Please, without the pictures, retype exactly the lines from the start of the material through the line that holds "symbol_dur = 0.0029".

┌─ EXERCISE DATA

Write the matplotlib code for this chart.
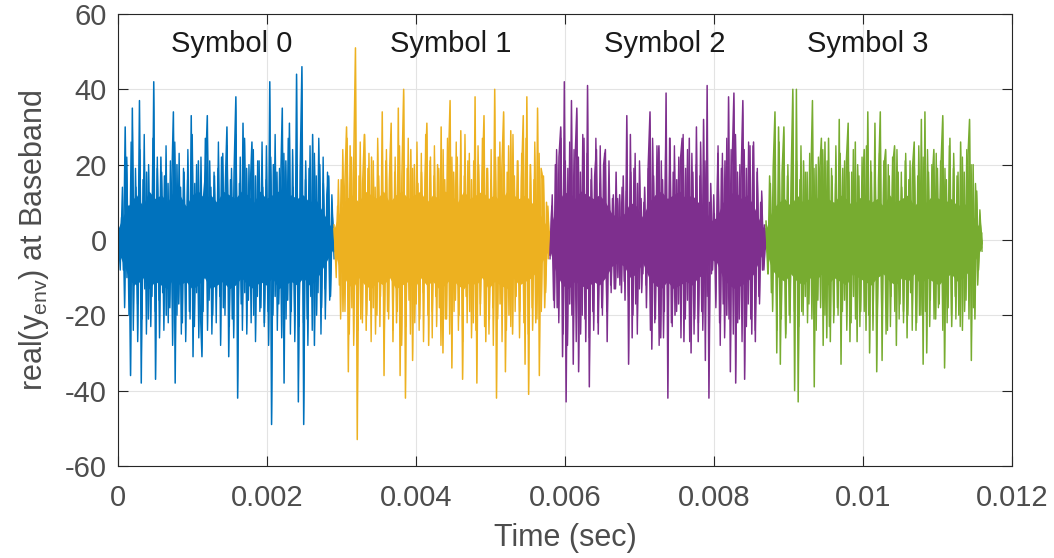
import numpy as np
import matplotlib.pyplot as plt

# %%
"""
Data read from the figure: large spike samples of real(y_env) per symbol,
medium samples that make up the busy band, and the edges of the solid core
"""
symbol_dur = 0.0029  # seconds per symbol

s0 = [2, -4, 6, -8, 30, -10, 9, -36, 35, -12,
      14, -17, 37, -38, 16, -13, 18, -21, 12, -15,
      42, -37, 19, -16, 22, -14, 17, -20, 15, -18,
      13, 34, -38, 20, -17, 14, -22, 18, -12, 16,
      -19, 33, -31, 15, -14, 21, -17, -31, 12, 18,
      33, -16, 14, -20, 17, -13, 19, -15, 22, -18,
      13, 30, -31, 16, -21, 18, 38, -42, 15, -17,
      31, -14, 19, -16, 13, 26, -20, 17, -15, 21,
      -18, 14, -22, 16, -19, 42, -49, 20, -15, 18,
      -17, 13, 35, -38, 21, -16, 31, -19, 14, -20,
      44, -43, 18, 46, -49, 16, -21, 19, -15, 28,
      -28, 17, -14, 20, -18, 15, -13, 12, 17, -15,
      6, -3]

s1 = [3, -6, 9, -12, 16, -19, 14, 30, -35, 25,
      -18, 20, 51, -53, 17, -21, 15, 28, -24, 19,
      -16, 22, -18, 14, -20, 17, -15, 34, -36, 21,
      -19, 16, 31, -27, 18, -22, 35, -36, 17, 40,
      -42, 19, -16, 24, -32, 20, -17, 15, -21, 18,
      -14, 16, 31, -28, 22, -19, 17, -15, 20, -18,
      30, -30, 16, -21, 19, 37, -34, 18, -16, 22,
      -20, 29, -37, 17, -15, 21, -19, 16, -22, 38,
      -38, 20, -17, 15, 33, -27, 19, -21, 16, -18,
      40, -42, 22, -17, 19, 34, -35, 18, -20, 29,
      -25, 17, -15, 21, -19, 16, 33, -33, 38, -41,
      20, -18, 16, -22, 35, -36, 19, 16, -18, 10,
      -5, 2]

s2 = [-4, 9, -16, 20, -18, 22, 30, -31, 42, -43,
      19, -17, 37, -33, 21, 35, -35, 18, -20, 27,
      -27, 41, -39, 16, -19, 17, 24, -25, 15, -18,
      20, 24, -27, 14, -12, 11, -13, 18, -10, 12,
      -14, 17, -16, 33, -33, 28, -26, 19, -17, 15,
      -13, 11, -9, 14, -18, 20, 34, -29, 17, -21,
      18, 25, -26, 16, -19, 39, -42, 27, -22, 18,
      -20, 16, -17, 21, 27, -27, 19, -16, 27, -30,
      18, -21, 30, -27, 17, -19, 32, -32, 41, -42,
      15, -8, 7, -10, 23, -22, 19, -17, 21, -20,
      38, -35, 20, 39, -38, 18, -21, 16, 37, -37,
      19, -17, 25, -25, 26, -27, 18, -15, 10, -8,
      4, -2]

s3 = [5, -9, 17, -14, 19, 34, -30, 30, -33, 18,
      30, -26, 17, -20, 15, 40, -40, 40, -43, 16,
      -19, 21, -15, 18, -17, 14, 37, -39, 20, -16,
      18, 27, -28, 26, -26, 27, -27, 17, -20, 15,
      -18, 32, -33, 19, -16, 21, 31, -27, 18, -15,
      26, -27, 17, -19, 14, 24, -24, 34, -30, 18,
      -20, 31, -35, 16, 34, -32, 19, 24, -24, 17,
      -15, 20, 25, -28, 18, -17, 14, -19, 21, -26,
      16, -14, 19, 26, -24, 17, -20, 32, -33, 34,
      -30, 18, -16, 15, 24, -21, 19, -17, 20, 33,
      -34, 16, -18, 27, -23, 19, -15, 17, -20, 26,
      -24, 18, -16, 21, 32, -32, 20, -21, 13, -8,
      4, -1]

# medium samples (the busy band around +-20)
m0 = [3, -8, 14, -18, 22, -20, 26, -24, 19, -27,
      24, -21, 28, -25, 20, -23, 27, -19, 22, -26,
      18, -24, 25, -22, 21, -28, 26, -20, 23, -25,
      19, -27, 24, -21, 28, -23, 20, -26, 22, -19,
      27, -24, 21, -25, 18, -22, 26, -28, 23, -20,
      25, -23, 19, -26, 28, -21, 22, -24, 27, -25,
      20, -22, 24, -27, 21, -19, 26, -23, 25, -28,
      22, -20, 28, -24, 19, -26, 23, -21, 27, -25,
      24, -27, 20, -23, 26, -22, 21, -28, 25, -24,
      23, -20, 27, -25, 22, -21, 18, -16, 12, -5]

m1 = [4, -10, 16, -21, 24, -19, 27, -25, 22, -28,
      19, -24, 26, -22, 28, -20, 23, -27, 21, -25,
      27, -23, 20, -26, 24, -21, 28, -24, 22, -19,
      25, -28, 21, -23, 27, -25, 19, -22, 26, -24,
      23, -27, 28, -20, 21, -26, 25, -23, 19, -28,
      24, -21, 27, -25, 22, -19, 26, -24, 20, -27,
      28, -22, 23, -26, 21, -24, 25, -20, 27, -23,
      19, -25, 24, -28, 22, -21, 26, -27, 20, -24,
      25, -23, 28, -19, 21, -26, 23, -22, 27, -25,
      20, -24, 26, -21, 23, -19, 17, -14, 9, -4]

m2 = [-5, 12, -18, 24, -22, 27, -25, 21, -28, 26,
      -20, 24, -27, 22, -25, 28, -21, 23, -26, 19,
      -24, 27, -22, 25, -20, 23, -19, 21, -14, 12,
      -13, 11, -12, 14, -11, 13, -15, 18, -20, 23,
      -25, 21, -14, 10, -12, 19, -24, 27, -22, 25,
      -28, 21, -26, 24, -20, 27, -23, 25, -19, 22,
      -26, 28, -21, 24, -27, 23, -25, 20, -22, 26,
      -24, 21, -15, 10, -9, 12, -18, 25, -28, 23,
      -26, 27, -21, 24, -25, 28, -22, 20, -27, 24,
      -23, 26, -21, 25, -24, 19, -17, 13, -8, 3]

m3 = [4, -9, 15, -19, 22, -24, 26, -21, 23, -25,
      20, -22, 24, -19, 21, -23, 25, -20, 18, -22,
      23, -21, 19, -24, 22, -18, 24, -20, 21, -23,
      19, -22, 25, -20, 23, -19, 21, -24, 18, -22,
      24, -21, 20, -23, 22, -19, 25, -20, 21, -24,
      19, -22, 23, -18, 21, -25, 20, -23, 22, -19,
      24, -21, 18, -22, 23, -20, 21, -24, 19, -22,
      25, -20, 22, -19, 24, -23, 20, -21, 23, -18,
      21, -24, 19, -22, 25, -20, 23, -21, 18, -23,
      22, -19, 24, -21, 20, -18, 15, -12, 8, -3]

# solid core band edges (upper / lower), evenly spread over each symbol
core0_hi = [3, 7, 10, 12, 9, 13, 11, 12, 10, 13, 12, 9, 12, 13, 11, 12, 10, 13,
            12, 11, 13, 12, 10, 13, 11, 12, 13, 10, 12, 11, 12, 10, 11, 8, 5, 2]
core0_lo = [-3, -7, -11, -12, -10, -13, -11, -12, -13, -10, -12, -11, -13, -12, -10, -13, -12, -11,
            -13, -12, -10, -12, -13, -11, -12, -10, -13, -12, -11, -12, -10, -12, -11, -8, -5, -2]
core1_hi = [3, 8, 11, 12, 10, 13, 12, 11, 13, 10, 12, 13, 11, 12, 13, 10, 12, 11,
            13, 12, 10, 13, 11, 12, 13, 11, 12, 10, 13, 12, 11, 12, 10, 8, 5, 2]
core1_lo = [-3, -8, -11, -13, -10, -12, -13, -11, -12, -10, -13, -12, -11, -13, -10, -12, -11, -13,
            -12, -10, -12, -13, -11, -12, -10, -13, -11, -12, -13, -10, -12, -11, -10, -8, -5, -2]
core2_hi = [3, 9, 12, 13, 11, 13, 12, 11, 12, 10, 7, 6, 7, 10, 9, 6, 10, 12,
            13, 11, 12, 13, 11, 12, 10, 9, 5, 6, 10, 12, 13, 11, 12, 9, 5, 2]
core2_lo = [-3, -9, -12, -13, -11, -12, -13, -11, -12, -10, -7, -6, -7, -10, -9, -6, -10, -12,
            -13, -11, -13, -12, -11, -12, -10, -9, -5, -6, -10, -12, -13, -12, -11, -9, -5, -2]
core3_hi = [3, 8, 10, 11, 9, 12, 10, 11, 12, 9, 11, 10, 12, 11, 9, 11, 12, 10,
            11, 9, 12, 10, 11, 12, 9, 11, 10, 12, 11, 10, 11, 9, 10, 8, 5, 2]
core3_lo = [-3, -8, -10, -11, -9, -11, -12, -10, -11, -9, -12, -10, -11, -12, -9, -10, -11, -12,
            -10, -9, -11, -12, -10, -11, -9, -12, -10, -11, -12, -10, -9, -11, -10, -8, -5, -2]

spikes = [s0, s1, s2, s3]
mediums = [m0, m1, m2, m3]
cores_hi = [core0_hi, core1_hi, core2_hi, core3_hi]
cores_lo = [core0_lo, core1_lo, core2_lo, core3_lo]
labels = ['Symbol 0', 'Symbol 1', 'Symbol 2', 'Symbol 3']
label_x = [0.00153, 0.00446, 0.00734, 0.01007]
colors = ['#0072BD', '#EDB120', '#7E2F8E', '#77AC30']

# %%
"""
Plot
"""
plt.rcParams['font.family'] = ['Liberation Sans', 'DejaVu Sans']
plt.rcParams['mathtext.default'] = 'regular'
plt.rcParams['axes.unicode_minus'] = False

fig = plt.figure(figsize=(10.54, 5.58), dpi=100)
ax = fig.add_axes([0.112, 0.165, 0.848, 0.810])

def sym_time(k, n):
    return k * symbol_dur + np.linspace(0, symbol_dur, n)

for k, c in enumerate(colors):
    tc = sym_time(k, len(cores_hi[k]))
    ax.fill_between(tc, cores_lo[k], cores_hi[k], color=c, lw=0)

    m = np.array(mediums[k], dtype=float)
    tm = sym_time(k, len(m))
    ax.fill_between(tm, 0, m, color=c, lw=0)
    ax.plot(tm, m, color=c, lw=1.0)

    s = np.array(spikes[k], dtype=float)
    ts = sym_time(k, len(s))
    ax.fill_between(ts, 0, s, color=c, lw=0)
    ax.plot(ts, s, color=c, lw=1.1)

    ax.text(label_x[k], 52, labels[k], ha='center', va='center',
            fontsize=21, color='#1a1a1a')

ax.set_xlim(0, 0.012)
ax.set_ylim(-60, 60)
ax.set_xticks([0, 0.002, 0.004, 0.006, 0.008, 0.010, 0.012])
ax.set_xticklabels(['0', '0.002', '0.004', '0.006', '0.008', '0.01', '0.012'])
ax.set_yticks(np.arange(-60, 61, 20))

ax.grid(True, color='#e3e3e3', lw=0.8)
ax.set_axisbelow(True)
for sp in ax.spines.values():
    sp.set_color('#262626')
    sp.set_linewidth(0.8)
ax.tick_params(direction='in', length=7, width=0.8, colors='#262626',
               labelsize=21, top=True, right=True, labelcolor='#4d4d4d')
ax.tick_params(axis='x', pad=13)
ax.tick_params(axis='y', pad=8)

ax.set_xlabel('Time (sec)', fontsize=22, color='#4d4d4d', labelpad=8)
ax.set_ylabel(r'real(y$_{env}$) at Baseband', fontsize=22, color='#4d4d4d', labelpad=10)

fig.savefig('out.png', dpi=100)
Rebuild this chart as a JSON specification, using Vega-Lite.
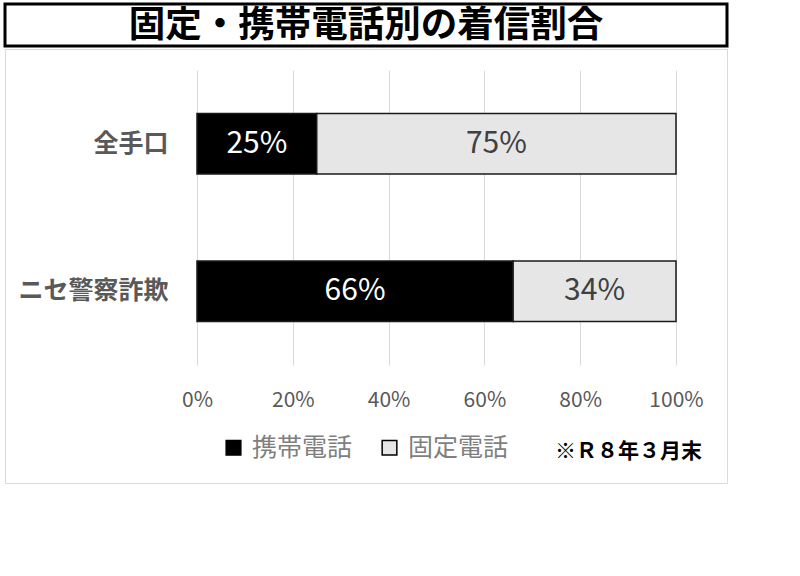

└─

→ SOLUTION FOR THIS PROBLEM
Write the matplotlib code for this chart.
import numpy as np
import matplotlib.pyplot as plt

# %%
"""
Data read from the figure: large spike samples of real(y_env) per symbol,
medium samples that make up the busy band, and the edges of the solid core
"""
symbol_dur = 0.0029  # seconds per symbol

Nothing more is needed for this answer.